I am trying to write a function template that takes a universal reference as parameter so it can accept both lvalue reference and rvalue reference.
When I write this:
template <typename Type>
concept is_number = std::integral<Type> || std::floating_point<Type>;
template <typename Type1, typename Type2>
requires is_number<Type1> && is_number<Type2>
[[nodiscard]] inline auto add(Type1&& num1, Type2&& num2) noexcept
{
return num1 + num2;
}
const std::int64_t num1 { 50 };
const double num2 { 30.6 };
std::cout << add(num1, num2) << std::endl;
The code works as expected. The add() function template successfully deduced as
[[nodiscard]] inline double add(const std::int64_t& num1, const double& num2);
However, when I try this code:
template <typename Type>
requires is_number<Type>
[[nodiscard]] inline auto absolute(Type&& number) noexcept
{
return number < 0 ? -(number) : number;
}
const double num3 { -12.5 };
std::cout << absolute(num3) << std::endl; // Compiler warns: no matching overloaded function found
Am I missing something here?
Universal references will make templates deduce reference types. This means that Type will probably be std::int64_t&. This is required for forwarding references to work.

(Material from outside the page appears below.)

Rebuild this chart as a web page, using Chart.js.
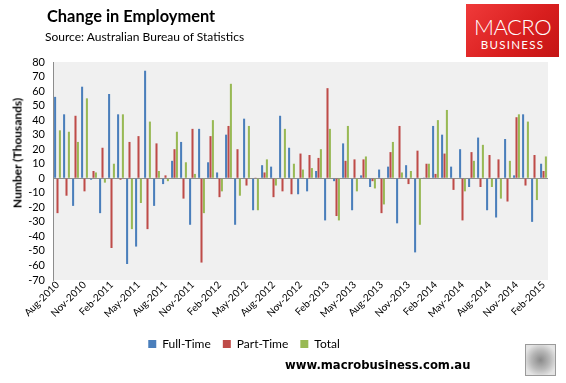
<!DOCTYPE html>
<html>
<head>
<meta charset="utf-8">
<script src="https://cdn.jsdelivr.net/npm/chart.js@4/dist/chart.umd.min.js"></script>
<style>
  html, body { margin:0; padding:0; background:#fff; }
  #wrap { position:relative; width:566px; height:383px; overflow:hidden; font-family: Lato, "Open Sans", sans-serif; }
  #c { position:absolute; left:0; top:0; }
  .abs { position:absolute; white-space:nowrap; }
  #title { left:47px; top:6px; font-size:16.4px; font-weight:bold; color:#000; }
  #source { left:45px; top:29px; font-size:12px; color:#000; }
  #ytitle { left:17px; top:153px; font-size:12px; font-weight:bold; transform:translate(-50%,-50%) rotate(-90deg); }
  #logo { left:466px; top:4px; width:93px; height:53px; background:linear-gradient(135deg,#f03a3a,#d81e1e 60%,#c41515); color:#fff; text-align:center; font-family:Lato, sans-serif; }
  #logo .m { position:absolute; left:0; right:0; top:9px; font-size:22px; font-weight:300; letter-spacing:-0.5px; }
  #logo .b { position:absolute; left:0; right:0; top:34px; font-size:11.5px; font-weight:400; letter-spacing:1.3px; }
  #url { left:285px; top:358px; font-family:"DejaVu Sans", Verdana, sans-serif; font-weight:bold; font-size:11.6px; color:#000; }
  #wolf { left:525px; top:344px; width:29px; height:30px; border:1px solid #9a9a9a; background:radial-gradient(circle at 50% 50%, #8a8a8a 0, #b8b8b8 45%, #e4e4e4 80%); }
</style>
</head>
<body>
<div id="wrap">
  <canvas id="c" width="566" height="383"></canvas>
  <div class="abs" id="title">Change in Employment</div>
  <div class="abs" id="source">Source: Australian Bureau of Statistics</div>
  <div class="abs" id="ytitle">Number (Thousands)</div>
  <div class="abs" id="logo"><div class="m">MACRO</div><div class="b">BUSINESS</div></div>
  <div class="abs" id="url">www.macrobusiness.com.au</div>
  <div class="abs" id="wolf"></div>
</div>
<script>
const months = [
  'Aug-2010','Sep-2010','Oct-2010','Nov-2010','Dec-2010','Jan-2011','Feb-2011','Mar-2011','Apr-2011','May-2011','Jun-2011','Jul-2011',
  'Aug-2011','Sep-2011','Oct-2011','Nov-2011','Dec-2011','Jan-2012','Feb-2012','Mar-2012','Apr-2012','May-2012','Jun-2012','Jul-2012',
  'Aug-2012','Sep-2012','Oct-2012','Nov-2012','Dec-2012','Jan-2013','Feb-2013','Mar-2013','Apr-2013','May-2013','Jun-2013','Jul-2013',
  'Aug-2013','Sep-2013','Oct-2013','Nov-2013','Dec-2013','Jan-2014','Feb-2014','Mar-2014','Apr-2014','May-2014','Jun-2014','Jul-2014',
  'Aug-2014','Sep-2014','Oct-2014','Nov-2014','Dec-2014','Jan-2015','Feb-2015'
];
const fullTime = [56,44,-19,63,-1,-24,58,44,-59,-47,74,-19,-4,12,25,-32,34,11,4,30,-32,41,-22,9,8,43,21,-11,-9,5,-29,-2,24,-22,2,-6,6,8,-31,9,-51,0.5,36,30,8,20,-6,28,-22,-27,27,2,44,-30,10];
const partTime = [-24,-12,43,-9,5,21,-48,-1,25,29,-35,24,2,20,-14,34,-58,29,-13,36,20,-5,0.5,4,-13,-9,-11,17,16,14,62,-26,12,13,13,-2,-24,18,36,-4,19,10,3,17,-8,-29,18,-6,16,13,-16,42,-5,16,5];
const total    = [33,32,25,55,4,-3,10,44,-35,-17,39,5,-2,32,11,3,-24,40,-9,65,-12,36,-22,13,-5,34,10,6,7,20,34,-29,36,-9,15,-7,-18,25,4,5,-32,10,40,47,0,-9,12,23,-6,-14,12,44,39,-15,15];
const seriesNames = ['Full-Time','Part-Time','Total'];
const yTicks = { min:-70, max:80, step:10 };

const plotBg = {
  id:'plotBg',
  beforeDraw(chart){
    const {ctx, chartArea:a} = chart;
    ctx.save();
    ctx.fillStyle = '#f0f0f0';
    ctx.fillRect(a.left, a.top, a.right - a.left, a.bottom - a.top);
    ctx.restore();
  }
};
const legendShift = {
  id:'legendShift',
  afterLayout(chart){
    const lg = chart.legend;
    if (lg) { lg.left -= 30; lg.right -= 30; }
  }
};

const font = { family:'Lato, "Open Sans", sans-serif', size:10 };

new Chart(document.getElementById('c'), {
  type:'bar',
  data:{
    labels: months,
    datasets:[
      { label:seriesNames[0], data:fullTime, backgroundColor:'#4a7ebb' },
      { label:seriesNames[1], data:partTime, backgroundColor:'#be4b48' },
      { label:seriesNames[2], data:total,    backgroundColor:'#98b954' }
    ]
  },
  options:{
    responsive:false,
    animation:false,
    devicePixelRatio:1,
    datasets:{ bar:{ categoryPercentage:0.8, barPercentage:0.85 } },
    layout:{ padding:{ left:0, right:18, top:62, bottom:23 } },
    plugins:{
      legend:{
        position:'bottom',
        labels:{ boxWidth:8, boxHeight:8, padding:12, color:'#000', font:{ family:font.family, size:12 } }
      },
      tooltip:{ enabled:false }
    },
    scales:{
      x:{
        grid:{ display:false },
        border:{ display:false },
        ticks:{
          autoSkip:false, minRotation:45, maxRotation:45, color:'#000', font:font, padding:-9,
          callback:(v,i)=> (i % 3 === 0 ? months[i] : '')
        },
        afterFit:(s)=>{ s.height = 46; }
      },
      y:{
        min:yTicks.min, max:yTicks.max,
        ticks:{ stepSize:yTicks.step, autoSkip:false, color:'#000', font:{ family:font.family, size:11 }, padding:8 },
        grid:{ drawTicks:false, color:(c)=> (c.tick && c.tick.value === 0 ? '#8c8c8c' : 'rgba(0,0,0,0)'), lineWidth:1 },
        border:{ display:true, color:'#8c8c8c' },
        afterFit:(s)=>{ s.width = 53; }
      }
    }
  },
  plugins:[plotBg, legendShift]
});
</script>
</body>
</html>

Now your check is checking if the type is an integral or floating point. The type it receives is std::int64_t& or float const&, and both types are not numbers. They are references
To make it work you need to remove qualifiers when using your concept:
template <typename Type>
requires is_number<std::remove_cvref_t<Type>>
[[nodiscard]] inline auto absolute(Type&& number) noexcept
{
return number < 0 ? -(number) : number;
}